Model-selection for linear mixed models over alternative sets of parameters (nlme function in R) My models look like:
lme1 = lme(y~X+Y+V, random=~1|Subject, data=mydata, method ="ML")
lme2 = lme(y~X+Y+V2+V3, random=~1|Subject, data=mydata, method ="ML")
lme3 = lme(y~X+Y+V4, random=~1|Subject, data=mydata, method ="ML")

where X and Y are factors, but V, V2, V3,and V4 are continuous variables (modeled as covariates). I am using Method ="ML" in the hope that I could compare the likelihood values across the models.
My research question has to do with whether V4 (in lme3) was a better predictor than V2 and V3 together, V2+V3 was better than V, etc. What goodness of fits measure is valid here?  Can I use AIC values to compare models of different sets of parameters? 
I've also found some references on computing $R^2$ for mixed models.  In particular, I am interested in the likelihood ratio test $R^2$ (Magee, 1990) which computes a $R^2$ by comparing each of these models to the null model. Using this method, I'd be comparing all three of my models to the same null model with just y~1.  Is it then a valid approach to compare the $R^2$s generated?  
I am not a statistician but I would like to use a valid (at least justifiable) measure for my analysis. Any feedback would be greatly appreciated. 

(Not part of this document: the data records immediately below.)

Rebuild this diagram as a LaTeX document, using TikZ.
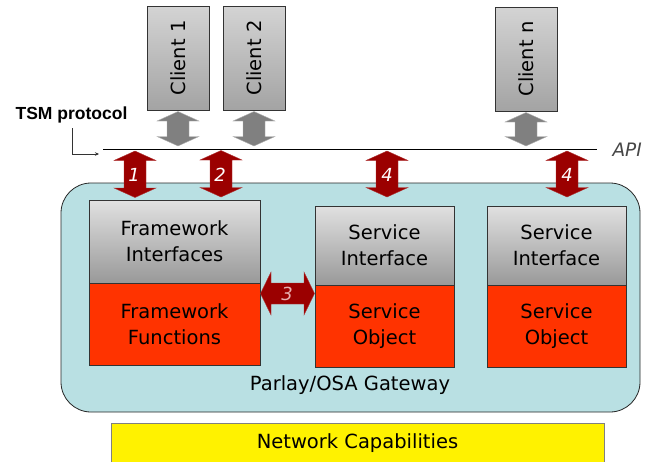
\documentclass[tikz,border=0pt]{standalone}
\usepackage{fontspec}
\setmainfont{DejaVu Sans}
\newfontfamily\tsmfont{Liberation Sans}
\usetikzlibrary{arrows.meta}
\definecolor{gwfill}{RGB}{185,224,227}
\definecolor{redbox}{RGB}{255,51,0}
\definecolor{darkred}{RGB}{155,0,0}
\definecolor{grayarr}{RGB}{128,128,128}
\definecolor{lbl3}{RGB}{232,176,176}
\newcommand\vdarr[4]{% cx, ytop, ybottom, style
  \path[#4] (#1,#2) -- (#1+21,#2+9.5) -- (#1+11,#2+9.5) -- (#1+11,#3-9.5) -- (#1+21,#3-9.5)
    -- (#1,#3) -- (#1-21,#3-9.5) -- (#1-11,#3-9.5) -- (#1-11,#2+9.5) -- (#1-21,#2+9.5) -- cycle;}
\tikzset{
  txt/.style={font=\fontsize{19.5}{26}\selectfont, align=center},
  graybox/.style={txt, draw=black!80, line width=0.8pt, top color=black!12, bottom color=black!40, inner sep=0pt},
  redfun/.style={txt, draw=black!80, line width=0.8pt, fill=redbox, inner sep=0pt},
  clientbox/.style={draw=black!80, line width=0.8pt, top color=black!17, bottom color=black!36,
    minimum width=62, minimum height=104, inner sep=0pt, font=\fontsize{19.5}{23}\selectfont},
  redarr/.style={fill=darkred, draw=darkred!80!white, line width=0.4pt},
  grarr/.style={fill=grayarr, draw=black!30, line width=0.4pt},
  numlbl/.style={text=white, font=\fontsize{18}{20}\selectfont\itshape, inner sep=0pt},
}
\begin{document}
\begin{tikzpicture}[x=1pt,y=-1pt]
\useasboundingbox (0,0) rectangle (655,461);
% gateway
\node[draw=black!85, line width=0.8pt, fill=gwfill, rounded corners=30, minimum width=579, minimum height=229, inner sep=0pt] (gw) at (350.5,297.5) {};
\node[txt] (gwl) at (350,385) {Parlay/OSA Gateway};
% framework
\node[graybox, minimum width=171, minimum height=83] (fi) at (174.5,241.5) {Framework\\Interfaces};
\node[redfun, minimum width=171, minimum height=82] (ff) at (174.5,324) {Framework\\Functions};
% services
\node[graybox, minimum width=139, minimum height=79] (si1) at (384.5,245.5) {Service\\Interface};
\node[redfun, minimum width=139, minimum height=82] (so1) at (384.5,326) {Service\\Object};
\node[graybox, minimum width=139, minimum height=79] (si2) at (556.5,245.5) {Service\\Interface};
\node[redfun, minimum width=139, minimum height=82] (so2) at (556.5,326) {Service\\Object};
% network
\node[draw=black!50, line width=0.8pt, fill=yellow, minimum width=493, minimum height=46, inner sep=0pt, anchor=north] (nc) at (357.5,423) {};
\node[txt] (ncl) at (357.5,443) {Network Capabilities};
% clients
\node[clientbox] (c1) at (178,58) {\rotatebox{90}{Client 1}};
\node[clientbox] (c2) at (254,58) {\rotatebox{90}{Client 2}};
\node[clientbox] (cn) at (526,59) {\rotatebox{90}{Client n}};
% API line
\coordinate (apiL) at (103,149.5);
\coordinate (apiR) at (597,149.5);
\draw[line width=0.8pt] (apiL) -- (apiR);
\node[text=black!72, font=\fontsize{18.5}{20}\selectfont\itshape, anchor=west] (api) at (609,150) {API};
% TSM protocol
\node[font=\tsmfont\fontsize{17.5}{20}\selectfont\bfseries] (tsm) at (71.5,115) {TSM protocol};
\coordinate (tsmend) at (99,154);
\draw[black!80, line width=0.5pt, -{Stealth[length=4pt,width=3.5pt]}] (72,128) |- (tsmend);
% gray arrows
\vdarr{178}{111.5}{146}{grarr}
\vdarr{254}{111.5}{146}{grarr}
\vdarr{526}{112.5}{146}{grarr}
% red arrows
\vdarr{135}{151}{197.5}{redarr}
\vdarr{221}{150.5}{197}{redarr}
\vdarr{387}{151}{197}{redarr}
\vdarr{567}{151}{197}{redarr}
\node[numlbl] (n1) at (134,175) {1};
\node[numlbl] (n2) at (220,175) {2};
\node[numlbl] (n4a) at (387,175) {4};
\node[numlbl] (n4b) at (567,175) {4};
% arrow 3
\path[redarr] (260.5,293.5) -- (271,272) -- (271,283) -- (304,283) -- (304,272) -- (314.5,293.5)
  -- (304,315) -- (304,304) -- (271,304) -- (271,315) -- cycle;
\node[numlbl, text=lbl3] (n3) at (287,293.5) {3};
\end{tikzpicture}
\end{document}
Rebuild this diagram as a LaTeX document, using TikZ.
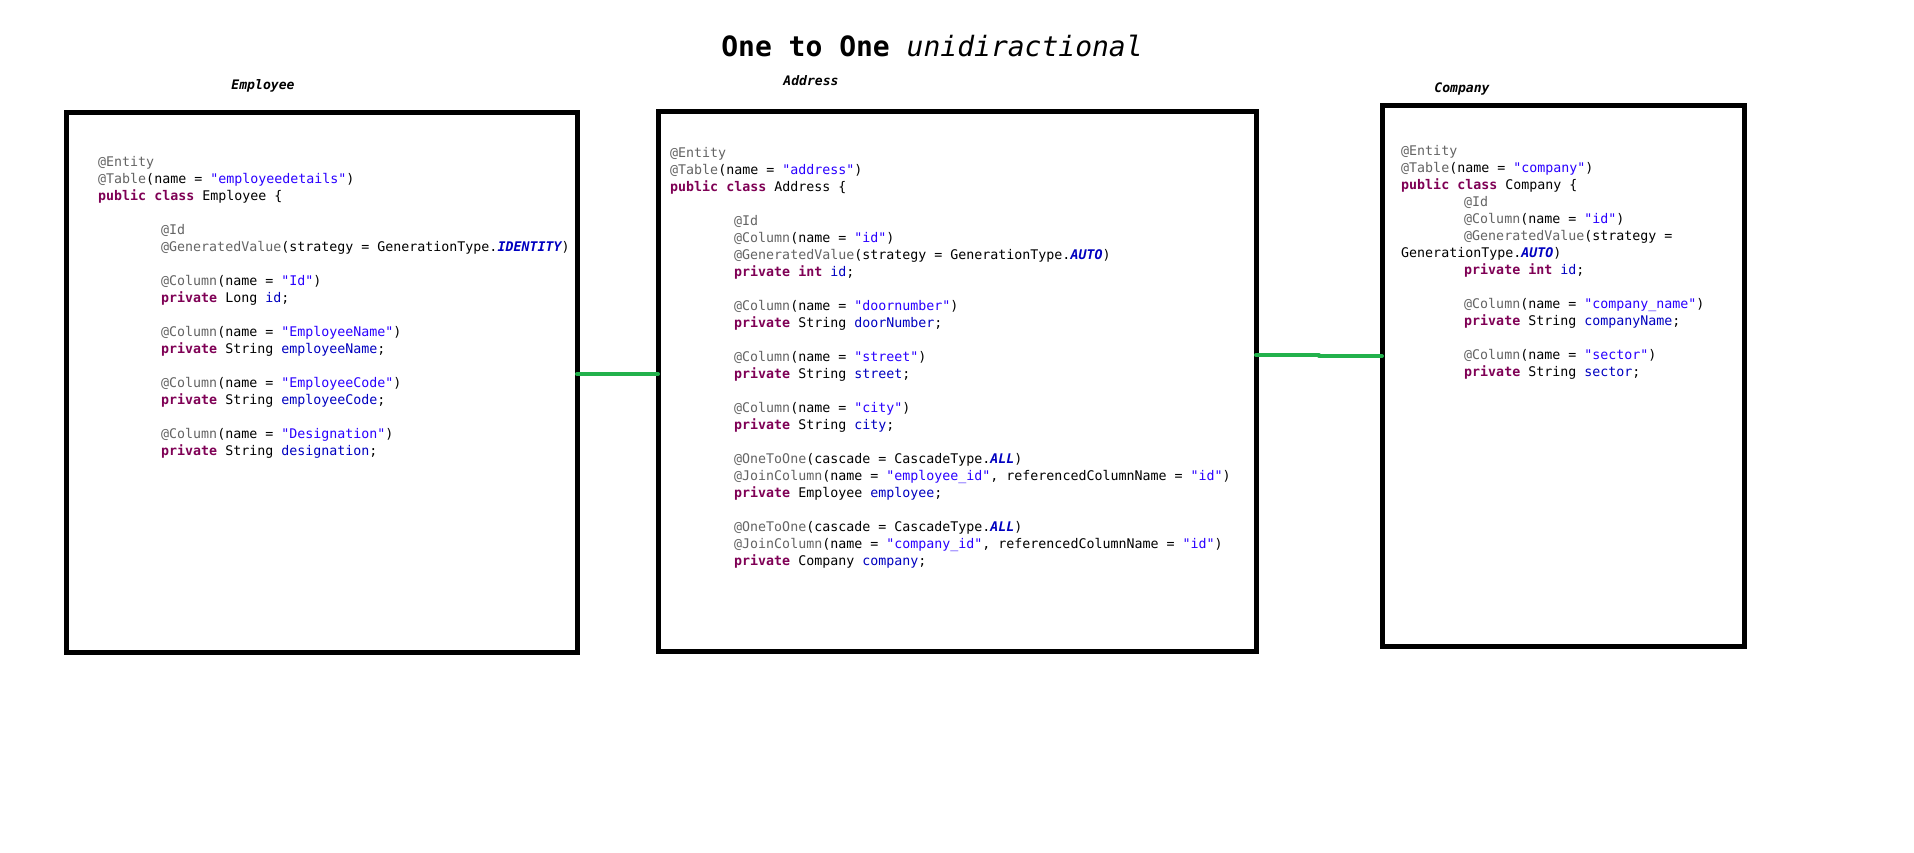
\documentclass[tikz,border=0pt]{standalone}
\usepackage{fontspec}
\setmonofont{DejaVu Sans Mono}
\usetikzlibrary{calc}
\definecolor{anncol}{HTML}{646464}
\definecolor{kwcol}{HTML}{7F0055}
\definecolor{strcol}{HTML}{2A00FF}
\definecolor{fldcol}{HTML}{0000C0}
\definecolor{linkgreen}{HTML}{22B14C}
\newcommand\jann[1]{\textcolor{anncol}{#1}}
\newcommand\jkw[1]{\textcolor{kwcol}{\bfseries #1}}
\newcommand\jstr[1]{\textcolor{strcol}{#1}}
\newcommand\jfld[1]{\textcolor{fldcol}{#1}}
\newcommand\jcst[1]{\textcolor{fldcol}{\bfseries\itshape #1}}
\tikzset{
  classbox/.style={draw=black, line width=5pt, outer sep=0pt, inner sep=0pt},
  code/.style={anchor=base west, inner sep=0pt, font=\ttfamily\fontsize{13.3pt}{17pt}\selectfont},
  lbl/.style={anchor=base, inner sep=0pt, font=\ttfamily\bfseries\itshape\fontsize{13.1pt}{16pt}\selectfont},
  ttl/.style={anchor=base, inner sep=0pt, font=\ttfamily\fontsize{28pt}{32pt}\selectfont},
  link/.style={draw=linkgreen, line width=4pt, line cap=round}
}
\begin{document}
\begin{tikzpicture}[x=1pt,y=-1pt]
\fill[white] (0,0) rectangle (1914,852);
\useasboundingbox (0,0) rectangle (1914,852);

% title and labels
\node[ttl] (title) at (932,56) {\textbf{One to One} \textit{unidiractional}};
\node[lbl] (lemp) at (263,89) {Employee};
\node[lbl] (laddr) at (811,85) {Address};
\node[lbl] (lcomp) at (1462,92) {Company};

% boxes
\node[classbox, minimum width=511pt, minimum height=540pt] (emp) at (321.5,382) {};
\node[classbox, minimum width=598pt, minimum height=540pt] (addr) at (957,381) {};
\node[classbox, minimum width=362pt, minimum height=541pt] (comp) at (1563,375.5) {};

% connectors
\draw[link] ([yshift=8pt]emp.east) -- ([yshift=8pt]emp.east -| addr.west);
\coordinate (jog) at ($(addr.east)!0.5!(comp.west)$);
\draw[link] ([yshift=26pt]addr.east) -- ([yshift=26pt]addr.east -| jog);
\draw[link] ([yshift=19.5pt]comp.west -| jog) -- ([yshift=19.5pt]comp.west);

% Employee code
\node[code] (e0) at (98,166) {\jann{@Entity}};
\node[code] (e1) at (98,183) {\jann{@Table}(name = \jstr{"employeedetails"})};
\node[code] (e2) at (98,200) {\jkw{public} \jkw{class} Employee \{};
\node[code] (e4) at (161,234) {\jann{@Id}};
\node[code] (e5) at (161,251) {\jann{@GeneratedValue}(strategy = GenerationType.\jcst{IDENTITY})};
\node[code] (e7) at (161,285) {\jann{@Column}(name = \jstr{"Id"})};
\node[code] (e8) at (161,302) {\jkw{private} Long \jfld{id};};
\node[code] (e10) at (161,336) {\jann{@Column}(name = \jstr{"EmployeeName"})};
\node[code] (e11) at (161,353) {\jkw{private} String \jfld{employeeName};};
\node[code] (e13) at (161,387) {\jann{@Column}(name = \jstr{"EmployeeCode"})};
\node[code] (e14) at (161,404) {\jkw{private} String \jfld{employeeCode};};
\node[code] (e16) at (161,438) {\jann{@Column}(name = \jstr{"Designation"})};
\node[code] (e17) at (161,455) {\jkw{private} String \jfld{designation};};

% Address code
\node[code] (a0) at (670,157) {\jann{@Entity}};
\node[code] (a1) at (670,174) {\jann{@Table}(name = \jstr{"address"})};
\node[code] (a2) at (670,191) {\jkw{public} \jkw{class} Address \{};
\node[code] (a4) at (734,225) {\jann{@Id}};
\node[code] (a5) at (734,242) {\jann{@Column}(name = \jstr{"id"})};
\node[code] (a6) at (734,259) {\jann{@GeneratedValue}(strategy = GenerationType.\jcst{AUTO})};
\node[code] (a7) at (734,276) {\jkw{private} \jkw{int} \jfld{id};};
\node[code] (a9) at (734,310) {\jann{@Column}(name = \jstr{"doornumber"})};
\node[code] (a10) at (734,327) {\jkw{private} String \jfld{doorNumber};};
\node[code] (a12) at (734,361) {\jann{@Column}(name = \jstr{"street"})};
\node[code] (a13) at (734,378) {\jkw{private} String \jfld{street};};
\node[code] (a15) at (734,412) {\jann{@Column}(name = \jstr{"city"})};
\node[code] (a16) at (734,429) {\jkw{private} String \jfld{city};};
\node[code] (a18) at (734,463) {\jann{@OneToOne}(cascade = CascadeType.\jcst{ALL})};
\node[code] (a19) at (734,480) {\jann{@JoinColumn}(name = \jstr{"employee\_id"}, referencedColumnName = \jstr{"id"})};
\node[code] (a20) at (734,497) {\jkw{private} Employee \jfld{employee};};
\node[code] (a22) at (734,531) {\jann{@OneToOne}(cascade = CascadeType.\jcst{ALL})};
\node[code] (a23) at (734,548) {\jann{@JoinColumn}(name = \jstr{"company\_id"}, referencedColumnName = \jstr{"id"})};
\node[code] (a24) at (734,565) {\jkw{private} Company \jfld{company};};

% Company code
\node[code] (c0) at (1401,155) {\jann{@Entity}};
\node[code] (c1) at (1401,172) {\jann{@Table}(name = \jstr{"company"})};
\node[code] (c2) at (1401,189) {\jkw{public} \jkw{class} Company \{};
\node[code] (c3) at (1464,206) {\jann{@Id}};
\node[code] (c4) at (1464,223) {\jann{@Column}(name = \jstr{"id"})};
\node[code] (c5) at (1464,240) {\jann{@GeneratedValue}(strategy =};
\node[code] (c6) at (1401,257) {GenerationType.\jcst{AUTO})};
\node[code] (c7) at (1464,274) {\jkw{private} \jkw{int} \jfld{id};};
\node[code] (c9) at (1464,308) {\jann{@Column}(name = \jstr{"company\_name"})};
\node[code] (c10) at (1464,325) {\jkw{private} String \jfld{companyName};};
\node[code] (c12) at (1464,359) {\jann{@Column}(name = \jstr{"sector"})};
\node[code] (c13) at (1464,376) {\jkw{private} String \jfld{sector};};
\end{tikzpicture}
\end{document}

 A: I would use Akaike’s Information Criterion ($AIC$) for model selection where:
$$
AIC = -2ln(L)-2k
$$
Though a better alternative is often $AIC_c$, which is the second-order Akaike’s Information Criterion ($AIC_c$).  $AIC_c$ is corrected for small sample size with an addtion bias-correction term because $AIC$ can perform poorly when the ratio of sample size to the number parameters in the model is small (Burnham and Anderson 2002).
$$
AIC_c = -2ln(L)-2k+\frac{2k(k+1)}{(n-k-1)}
$$
In fact, I would always use $AIC_c$ since the bias-correction term goes to zero as sample size increases.  However, there are some types of models where it is difficult to determine sample size (i.e., hierarchical models of abundance see links to these model types here).
$AIC$ or $AIC_c$ can be recaled to $\mathsf{\Delta}_i=AIC_i-minAIC$ where the best model will have $\mathsf{\Delta}_i=0$.  Further, these values can be used to estimate relative strength of evidence ($w_i$) for the alternative models where:
$$
w_i = \frac{e^{(-0.5\mathsf{\Delta}_i)}}{\sum_{r=1}^Re^{(-0.5\mathsf{\Delta}_i)}}
$$
This is often refered to as the "weight of evidence" for model $i$ from the model set.  As $\mathsf{\Delta}_i$ increases, $w_i$ decreases suggesting model $i$ is less plausible.  Also, the weights of evidence for the models in a model set can be use in model averaging and multi-model inference.